I’m writing to tell you how angry, how sad, your broadcast concerning transgender and gender non-conforming children made me. To be honest, part of the reason it made me so angry is that I shared a lot of your worldview once. I ridiculed gay people and trans people and had my made-up theories about how they could be normal and avoid hatred and ostracism if they really wanted to...
Then my first son was born. And he was, is, one of these kids. My kid was never abused. My kid has suffered no trauma. My kid has two normative parents. My kid has a normative brother. My kid has normative DNA.
At first I didn’t know what to do, so I took a half-step back; I shared my experiences with those parents who had tried to therapize this behavior out of their kids. They tried behavior modification. They saw specialists. Pretty much nobody gets to this place, of researching, understanding, tolerating and then accepting, this behavior, until they’re forced to.
Behavior modifcation, for the parents I spoke with, didn’t work. Their kids got worse. Hysterical, screaming, self-mulitating, seven-year-old-talking-about-suicide worse.
More and more therapists are giving up on trying to extinguish this behavior, not because they are intimidated by the GLTBQ agenda, but because the treatment simply doesn’t work. And procedures you perform over and over again that don’t work are called malpractice. Suppression seem to harm many of these children. They report higher incidences of stress, self destructive impulses. Suicides. Yes, there are studies. Even with the stress of living in a world which rejects them, as you do, they are happier fighting that battle than suppressing this part of what they are.
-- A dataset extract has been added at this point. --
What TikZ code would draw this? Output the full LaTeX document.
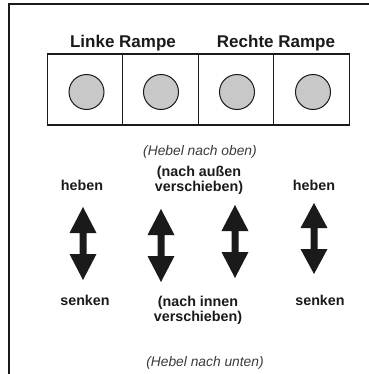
\documentclass[tikz,border=0pt]{standalone}
\usepackage{fontspec}
\setmainfont{Liberation Sans}
\definecolor{ink}{HTML}{1A1A1A}
\definecolor{knob}{HTML}{C8C8C8}
\definecolor{note}{HTML}{3A3A3A}
\begin{document}
\begin{tikzpicture}[x=1bp,y=-1bp,
  title/.style={font=\fontsize{17bp}{18bp}\selectfont\bfseries,text=ink,inner sep=0pt},
  lbl/.style={font=\fontsize{14.3bp}{15bp}\selectfont\bfseries,text=ink,inner sep=0pt,align=center},
  hint/.style={font=\fontsize{13.8bp}{15bp}\selectfont\itshape,text=note,inner sep=0pt},
  cell/.style={draw=ink,line width=1.3bp,minimum width=75.5bp,minimum height=71bp,inner sep=0pt,outer sep=0pt},
  knobst/.style={circle,draw=ink,line width=1bp,fill=knob,minimum size=35bp,inner sep=0pt}
]
\useasboundingbox (0,0) rectangle (369,374);
% frame (top and left edges)
\draw[ink,line width=1.5bp] (9,374) -- (9,4) -- (369,4);
% cells
\node[cell] (c1) at (85,89.5) {};
\node[cell] (c2) at (160.5,89.5) {};
\node[cell] (c3) at (236,89.5) {};
\node[cell] (c4) at (311.5,89.5) {};
\node[knobst] (k1) at (86.5,92) {};
\node[knobst] (k2) at (161,92) {};
\node[knobst] (k3) at (237,92) {};
\node[knobst] (k4) at (313,92) {};
% titles
\node[title] (tl) at (123,43) {Linke Rampe};
\node[title] (tr) at (276,43) {Rechte Rampe};
\node[hint] (up) at (200,152) {(Hebel nach oben)};
\node[hint] (dn) at (205,362.5) {(Hebel nach unten)};
% labels
\node[lbl] (h1) at (82,185) {heben};
\node[lbl] (h2) at (314,185) {heben};
\node[lbl] (out) at (199,180.5) {(nach außen\\verschieben)};
\node[lbl] (s1) at (85,300.5) {senken};
\node[lbl] (s2) at (320,300) {senken};
\node[lbl] (in) at (198,310) {(nach innen\\verschieben)};
% double arrows
\newcommand{\dblarrow}[4]{%
  \fill[ink] (#1,#2) -- (#1+13.5,#3) -- (#1+3.5,#3) -- (#1+3.5,#4) -- (#1+13.5,#4) -- (#1,#4+#3-#2) -- (#1-13.5,#4) -- (#1-3.5,#4) -- (#1-3.5,#3) -- (#1-13.5,#3) -- cycle;}
\dblarrow{83}{207}{233}{254}
\dblarrow{161}{209}{235}{256}
\dblarrow{235}{205}{231}{252}
\dblarrow{314}{203}{228}{249}
\end{tikzpicture}
\end{document}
...I know you reserve the right to hate anyone you want, but I’m making an effort now, not to hate you, and I want you to return that favor when you talk about my child. Who I love. I know my child may be killed for being who he is, who he can’t help but be. I am so afraid of that I wake up in cold sweats about it. And then I read about your radioshow.
Slapping a hair cut on my boy and jamming him into a football jersy, or a cop uniform, or a soldier’s fatigues, won’t change him. You can talk to the adult transgenders who did that, the over compensators. They’re out there.
And you should also consider, being a man, how brave my son is to exist in a world with you and not to hide who he is. An adult transgender on an email list I’m on was asked by a young person about the dangers of hormone therapy.
“I hit an IED in Iraq, it took them a year to put me back together. I’m not worried about hormones.”